In a root folder, I have a subfolder structure containing some mp3-files. I want to copy all subfolders and the mp3-files to an sd-card, which can be read by an mp3-player. Simply copying the entire root folder to the card messes up the mp3-file order. This problem is known an documented in the internet. One solution is to use rsync, which does not work for me - the other is to copy the files one after the other and with that the order is fine for my player. So I wrote a bash script to walk through my subfolder structure, create the some subfolders on the sd-card and copy the mp3-files into them. Since my subfolder structure is kind of random, I decided to write a recursive function to be called in each subfolder like this:

ScanKo () 
{
  cd "$1"
  for i in *
  do
    if [[ -d "$i" ]]
    then
      mkdir -p "$2/$i"
      ScanKo "$1/$i" "$2/$i"
    elif [[ "${i##*.}" = "mp3" ]]
    then
      cp "$1/$i" "$2/$i"
    fi
  done
}

ScanKo "/home/monkey/source_root/" "/media/stick/destiny_root/"

The function ScanKo gets two parameters: source and destiny root folders.

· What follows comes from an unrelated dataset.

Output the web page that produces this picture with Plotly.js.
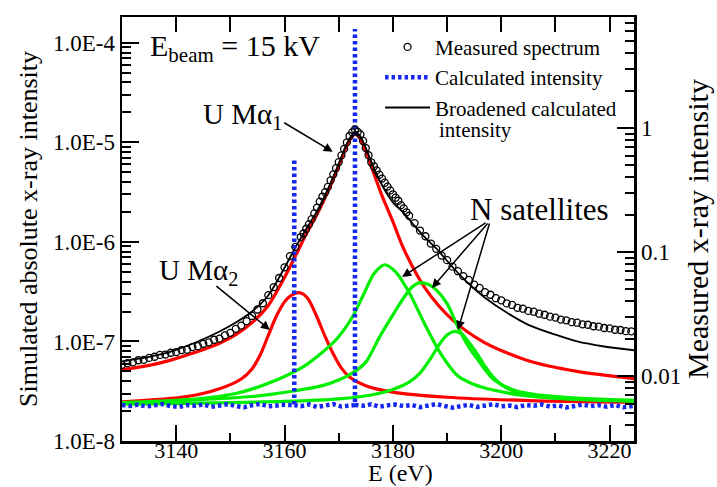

I cd into the source folder and use a for loop to scan through everything. If I hit a subfolder, I create this one on the destiny point (the sd-card) and call the function again with the subfolders as the parameters. If I hit an mp3-file, I copy it to the destiny. It only works in theory. It seems, that bash looses its context, as soon as a child function returns to its mother from it was called.

I resolved this by implementing the same approach with a recursive process. The according bash script for the process with the name "sdMachen" looks like this:

cd "$1"
for i in *
do
  if [[ -d "$i" ]]
  then
    mkdir -p "$2/$i"
    bash "$3/${0##*/}" "$1/$i" "$2/$i" "$3"
  elif [[ "${i##*.}" = "mp3" ]]
  then
    cp "$1/$i" "$2/$i"
  fi
done

I call the script on the command line with three parameters:

bash sdMachen "/home/monkey/source_root/" "/media/stick/destiny_root/" "$(pwd)"

I need the third parameter, just so I can go back the location where sdMachen is located. The part

"$3/${0##*/}"

is needed just so the right bash script is found each time. Basically it is equivalent to

/folder-where-script-is/sdMachen

It works with the recursive process - but why does it not work with the recursive bash function?


Solution

There are many pitfalls associated with DIY recursive filesystem traversal in shell code. Apart from the cd issue that you encountered, other common problems include the fact that * doesn't expand to all of the entries in a directory by default, and symbolic links can cause infinite loops in code that doesn't handle them carefully. Fortunately there are established safe mechanisms for doing recursive traversals safely. The globstar mechanism in Bash is one of them. It was introduced in Bash 4.0 but was vulnerable to crashes caused by circular symlinks until Bash 4.3.

The traditional way to do recursive traversal in shell code is to use find. This Shellcheck-clean code demonstrates one way to use find to solve your problem:

#! /bin/bash -p

srcroot=$1
destroot=$2

find "${srcroot/#-/.\/-}" -type f -name '*.mp3' -printf '%P\0'  \
    |   while IFS= read -r -d '' mp3path; do
            srcpath=$srcroot/$mp3path
            destpath=$destroot/$mp3path
            destdir=${destpath%/*}
            [[ -d $destdir ]] || mkdir -p -v -- "$destdir"
            cp -v -- "$srcpath" "$destpath"
        done


Answered By - pjh
Answer Checked By - David Goodson (WPSolving Volunteer)